** START OF Given information **

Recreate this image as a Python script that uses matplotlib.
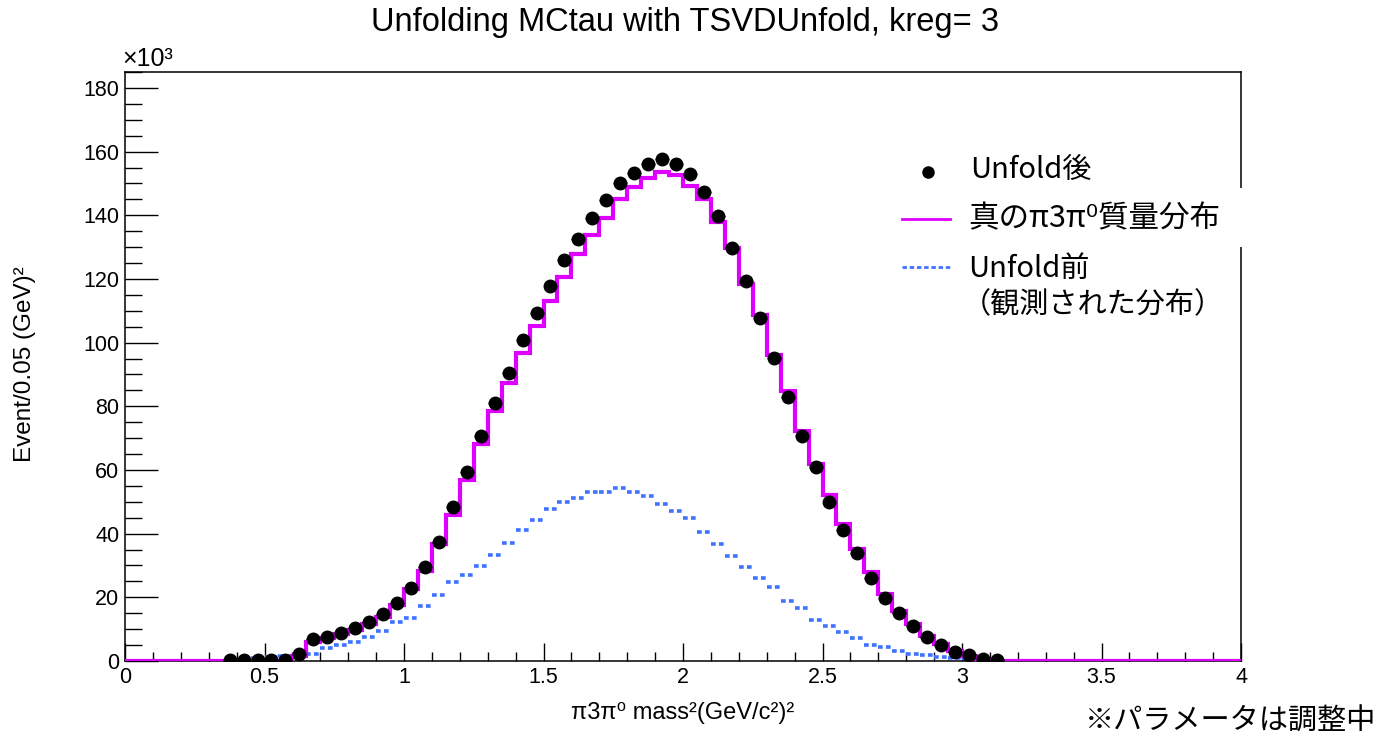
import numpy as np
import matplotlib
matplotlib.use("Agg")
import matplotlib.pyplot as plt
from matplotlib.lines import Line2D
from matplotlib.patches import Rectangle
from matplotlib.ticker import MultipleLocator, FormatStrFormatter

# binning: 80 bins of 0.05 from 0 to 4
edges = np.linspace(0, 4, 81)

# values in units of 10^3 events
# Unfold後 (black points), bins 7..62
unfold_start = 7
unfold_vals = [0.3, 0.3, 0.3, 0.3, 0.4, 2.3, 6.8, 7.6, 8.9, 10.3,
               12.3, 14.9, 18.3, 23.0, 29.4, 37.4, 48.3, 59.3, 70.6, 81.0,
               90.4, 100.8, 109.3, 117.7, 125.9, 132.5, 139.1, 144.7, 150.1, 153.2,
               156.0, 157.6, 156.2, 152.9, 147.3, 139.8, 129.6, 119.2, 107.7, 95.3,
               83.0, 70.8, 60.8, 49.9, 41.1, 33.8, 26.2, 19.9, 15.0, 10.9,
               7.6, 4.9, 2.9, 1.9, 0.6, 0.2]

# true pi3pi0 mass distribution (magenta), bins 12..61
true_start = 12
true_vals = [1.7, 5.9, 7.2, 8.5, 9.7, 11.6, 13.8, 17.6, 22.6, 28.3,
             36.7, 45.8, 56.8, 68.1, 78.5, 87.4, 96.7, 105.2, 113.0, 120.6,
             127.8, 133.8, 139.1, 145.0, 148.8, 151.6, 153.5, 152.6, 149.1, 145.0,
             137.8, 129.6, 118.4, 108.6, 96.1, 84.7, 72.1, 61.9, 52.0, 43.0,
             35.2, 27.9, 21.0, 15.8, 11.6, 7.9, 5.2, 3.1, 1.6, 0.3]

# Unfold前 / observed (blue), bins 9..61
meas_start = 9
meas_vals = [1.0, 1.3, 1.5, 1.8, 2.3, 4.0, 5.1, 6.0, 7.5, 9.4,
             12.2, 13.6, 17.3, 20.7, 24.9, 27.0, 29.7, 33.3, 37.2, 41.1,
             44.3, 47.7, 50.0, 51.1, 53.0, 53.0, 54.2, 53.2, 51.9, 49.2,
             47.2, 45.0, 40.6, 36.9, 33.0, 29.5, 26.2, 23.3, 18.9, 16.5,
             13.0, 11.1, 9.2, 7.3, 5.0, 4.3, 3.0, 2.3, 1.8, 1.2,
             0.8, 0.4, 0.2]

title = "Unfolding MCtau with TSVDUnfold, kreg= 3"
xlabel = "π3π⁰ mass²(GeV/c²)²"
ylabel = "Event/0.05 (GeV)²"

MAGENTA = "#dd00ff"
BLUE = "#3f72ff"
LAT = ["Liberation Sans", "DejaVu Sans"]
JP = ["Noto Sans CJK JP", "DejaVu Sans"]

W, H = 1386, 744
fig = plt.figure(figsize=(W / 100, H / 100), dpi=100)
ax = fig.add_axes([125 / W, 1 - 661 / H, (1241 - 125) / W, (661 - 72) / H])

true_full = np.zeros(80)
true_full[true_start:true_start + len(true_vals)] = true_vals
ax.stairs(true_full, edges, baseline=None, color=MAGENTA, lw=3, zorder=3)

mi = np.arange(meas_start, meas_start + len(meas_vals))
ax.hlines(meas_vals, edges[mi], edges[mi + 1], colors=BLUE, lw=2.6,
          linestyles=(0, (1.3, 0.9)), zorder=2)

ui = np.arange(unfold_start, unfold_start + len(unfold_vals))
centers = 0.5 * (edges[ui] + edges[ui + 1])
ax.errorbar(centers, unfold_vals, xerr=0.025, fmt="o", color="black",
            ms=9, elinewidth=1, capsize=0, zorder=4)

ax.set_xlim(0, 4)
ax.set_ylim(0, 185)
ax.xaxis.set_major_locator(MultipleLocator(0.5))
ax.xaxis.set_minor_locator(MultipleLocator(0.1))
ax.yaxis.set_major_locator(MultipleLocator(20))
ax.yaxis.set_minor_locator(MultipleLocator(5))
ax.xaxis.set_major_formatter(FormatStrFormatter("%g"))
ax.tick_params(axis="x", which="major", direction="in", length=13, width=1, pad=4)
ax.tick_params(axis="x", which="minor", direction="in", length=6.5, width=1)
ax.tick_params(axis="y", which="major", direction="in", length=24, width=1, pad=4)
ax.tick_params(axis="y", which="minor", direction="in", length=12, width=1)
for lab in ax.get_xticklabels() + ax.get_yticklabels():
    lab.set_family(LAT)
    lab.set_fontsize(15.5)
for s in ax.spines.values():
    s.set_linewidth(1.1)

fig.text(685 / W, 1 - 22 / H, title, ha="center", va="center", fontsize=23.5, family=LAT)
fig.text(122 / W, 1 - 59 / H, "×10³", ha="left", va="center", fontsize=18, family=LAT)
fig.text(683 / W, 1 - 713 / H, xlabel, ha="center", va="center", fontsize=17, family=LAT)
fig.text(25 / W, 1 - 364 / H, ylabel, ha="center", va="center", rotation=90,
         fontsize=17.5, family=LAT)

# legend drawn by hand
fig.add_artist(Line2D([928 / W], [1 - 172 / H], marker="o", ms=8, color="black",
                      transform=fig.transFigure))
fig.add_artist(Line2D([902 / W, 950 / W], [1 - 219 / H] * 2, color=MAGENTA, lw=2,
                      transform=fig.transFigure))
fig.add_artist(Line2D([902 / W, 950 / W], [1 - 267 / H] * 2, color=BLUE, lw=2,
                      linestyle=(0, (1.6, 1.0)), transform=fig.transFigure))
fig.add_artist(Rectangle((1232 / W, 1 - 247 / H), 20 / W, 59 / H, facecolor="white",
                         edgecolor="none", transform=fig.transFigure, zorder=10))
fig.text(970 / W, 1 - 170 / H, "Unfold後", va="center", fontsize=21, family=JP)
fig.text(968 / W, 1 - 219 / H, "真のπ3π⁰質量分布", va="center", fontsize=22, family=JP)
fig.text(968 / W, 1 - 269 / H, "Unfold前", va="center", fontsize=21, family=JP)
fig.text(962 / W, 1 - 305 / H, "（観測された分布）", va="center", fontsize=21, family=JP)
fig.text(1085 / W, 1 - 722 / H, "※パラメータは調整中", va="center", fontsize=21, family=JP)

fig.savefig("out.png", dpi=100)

** END OF Given information **

- [Problem statement]
Repeat, word for word and with no pictures, only the lines running from the beginning of the data to the line that contains "color=MAGENTA, lw=3, zorder=3)".

- [Response to this task]
Recreate this image as a Python script that uses matplotlib.
import numpy as np
import matplotlib
matplotlib.use("Agg")
import matplotlib.pyplot as plt
from matplotlib.lines import Line2D
from matplotlib.patches import Rectangle
from matplotlib.ticker import MultipleLocator, FormatStrFormatter

# binning: 80 bins of 0.05 from 0 to 4
edges = np.linspace(0, 4, 81)

# values in units of 10^3 events
# Unfold後 (black points), bins 7..62
unfold_start = 7
unfold_vals = [0.3, 0.3, 0.3, 0.3, 0.4, 2.3, 6.8, 7.6, 8.9, 10.3,
               12.3, 14.9, 18.3, 23.0, 29.4, 37.4, 48.3, 59.3, 70.6, 81.0,
               90.4, 100.8, 109.3, 117.7, 125.9, 132.5, 139.1, 144.7, 150.1, 153.2,
               156.0, 157.6, 156.2, 152.9, 147.3, 139.8, 129.6, 119.2, 107.7, 95.3,
               83.0, 70.8, 60.8, 49.9, 41.1, 33.8, 26.2, 19.9, 15.0, 10.9,
               7.6, 4.9, 2.9, 1.9, 0.6, 0.2]

# true pi3pi0 mass distribution (magenta), bins 12..61
true_start = 12
true_vals = [1.7, 5.9, 7.2, 8.5, 9.7, 11.6, 13.8, 17.6, 22.6, 28.3,
             36.7, 45.8, 56.8, 68.1, 78.5, 87.4, 96.7, 105.2, 113.0, 120.6,
             127.8, 133.8, 139.1, 145.0, 148.8, 151.6, 153.5, 152.6, 149.1, 145.0,
             137.8, 129.6, 118.4, 108.6, 96.1, 84.7, 72.1, 61.9, 52.0, 43.0,
             35.2, 27.9, 21.0, 15.8, 11.6, 7.9, 5.2, 3.1, 1.6, 0.3]

# Unfold前 / observed (blue), bins 9..61
meas_start = 9
meas_vals = [1.0, 1.3, 1.5, 1.8, 2.3, 4.0, 5.1, 6.0, 7.5, 9.4,
             12.2, 13.6, 17.3, 20.7, 24.9, 27.0, 29.7, 33.3, 37.2, 41.1,
             44.3, 47.7, 50.0, 51.1, 53.0, 53.0, 54.2, 53.2, 51.9, 49.2,
             47.2, 45.0, 40.6, 36.9, 33.0, 29.5, 26.2, 23.3, 18.9, 16.5,
             13.0, 11.1, 9.2, 7.3, 5.0, 4.3, 3.0, 2.3, 1.8, 1.2,
             0.8, 0.4, 0.2]

title = "Unfolding MCtau with TSVDUnfold, kreg= 3"
xlabel = "π3π⁰ mass²(GeV/c²)²"
ylabel = "Event/0.05 (GeV)²"

MAGENTA = "#dd00ff"
BLUE = "#3f72ff"
LAT = ["Liberation Sans", "DejaVu Sans"]
JP = ["Noto Sans CJK JP", "DejaVu Sans"]

W, H = 1386, 744
fig = plt.figure(figsize=(W / 100, H / 100), dpi=100)
ax = fig.add_axes([125 / W, 1 - 661 / H, (1241 - 125) / W, (661 - 72) / H])

true_full = np.zeros(80)
true_full[true_start:true_start + len(true_vals)] = true_vals
ax.stairs(true_full, edges, baseline=None, color=MAGENTA, lw=3, zorder=3)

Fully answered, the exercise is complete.